ノウハウとして秘密にする場合にやるべきこと
ノウハウとして秘密にする場合にやるべきこと
以前「発明を特許出願するべきか、ノウハウとして秘密にするべきか」という記事を書きました。 ノウハウとして秘密にすることにもメリットがあります。
ノウハウとして出願しないとしたときに、何もしないでよいのか?何かをしておいた方がよいのか?ということが気になりますよね。今回はノウハウとして管理する時に、しておいた方がよいこと(注意点)について説明します。
ノウハウとして保護するためやった方がよいこと
ノウハウとして保護するためには気を付けなくてはいけないことがいくつかあります。 特許で技術を守る手法とは異なる手法になってくるので、具体的に方法を説明していきます。以下に説明しますが、2つのことに注意してください。
- 秘密にする
- 確定日付を取得しておく
秘密にする
ノウハウは、外部の人に知られてしまっては価値がなくなってしまいます。
また、特許出願をしないと決めてノウハウとして保護することを目指すと考えられるで、他の人がそのノウハウを知ってしまって、その技術を使ってしまったとしても、特許のような権利で差止することができません。
ですから、他の人に知られないようにしっかりと秘密にしておくということが重要になります。 不正競争防止法において、 営業秘密としてしっかりと情報を管理するためには 、
- 秘密として管理されていること(秘密管理性)
- 事業活動に有用な技術上又は営業上の情報であること(有用性)
- 公然と知られていないこと(非公知性)
の3つの要件を満たす状態で秘密情報の管理をしなくてはいけません。
上記の要件を満たしていれば、もしもその情報を不正に使われてしまった場合は、不正競争防止法により保護をすることができます。

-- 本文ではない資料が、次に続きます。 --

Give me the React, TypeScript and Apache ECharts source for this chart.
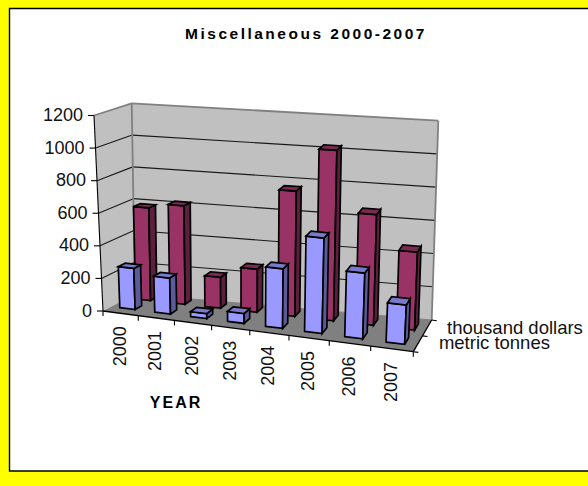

近年では元従業員が営業秘密を競合他社に流してしまうといったことも転職の増加とともに増えているので、退職者に対しての秘密保持契約(競業避止)もしっかりと結んでおいた方がよいでしょう。
特許権を行使された時の対策として確定日付を取得しておく
ノウハウとして秘密の状態としていた場合、もしも同様な技術を他社が出願した場合、後から出願された技術であっても他社に特許権をとられてしまう可能性が出てきます。
自分の方がその技術を先に実施していたとしても、特許出願をしていない上に、秘密状態で使用している技術なので、その特許権を取得した他社から見たら特許を侵害しているのではないかと権利行使されてしまう可能性があります。

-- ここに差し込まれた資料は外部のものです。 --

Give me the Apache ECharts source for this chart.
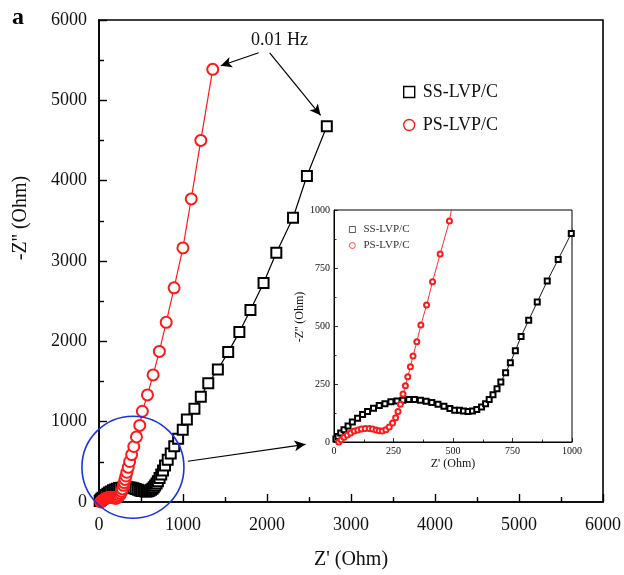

その場合、自分の方が先に実施していた技術なら、「先使用権」というものを主張できます。
ある者が、特許権者の発明の内容を知らないで、独自に特許権者と同じ内容の発明をし、特許権者が出願した際に、すでにその発明を実施して事業を行っている場合や、その実施のための準備を行っていたような場合には、特許権者の許可なく当該発明を実施することができます。この状態を「先使用権がある」といいます。
という権利です。先使用権を主張する際には、先に実施していたことを証明するための証拠を残しておくことが重要になってきます。 どうやって証拠を残しておけば良いのかというと、公証役場で確定日付を取得しておくのが簡単でおすすめの方法となります。
この「確定日付」とは、変更のできない確定した日付のことであり、その日にその証書(文書)が存在していたことを証明するものです。公証役場で付与される確定日付とは、公証人が私書証書に日付のある印章(確定日付印)を押捺した場合のその日付をいいます。
具体的な方法としては、ノウハウとしておきたい技術(製造方法であったり、工場用の製造ラインの設計図等)をCDや書類を同じものを2セット準備します。 そのうち、一方は「確定日付取得用」として糊付けして封筒に入れ、他方は「内容確認用」として糊付けせず封筒に入れておきます。 資料の準備ができたら、「確定日付取得用」の封筒を近くの公証役場に持っていって確定日付取得の手続きをしてもらいます。
手続きは700円くらいで、5分もあれば終わってしまうものとなっています。 あとは「確定日付取得用」と「内容確認用」の封筒をセットにして鍵をした棚等にしまって管理しましょう。
「確定日付取得用」の封筒は裁判の時等必要な時までは開封せずにとっておき、何かで中身を確認したくなった時は「内容確認用」の封筒で内容を確認するようにしてください。
まとめ
今回は、ノウハウとして秘密にしておきたい時に、するべきことについて書きました。
適切な管理をすることでリスクを減らすことができるので、ノウハウとして管理する場合にも社内ルールを決めて必要な技術を守っていきましょう。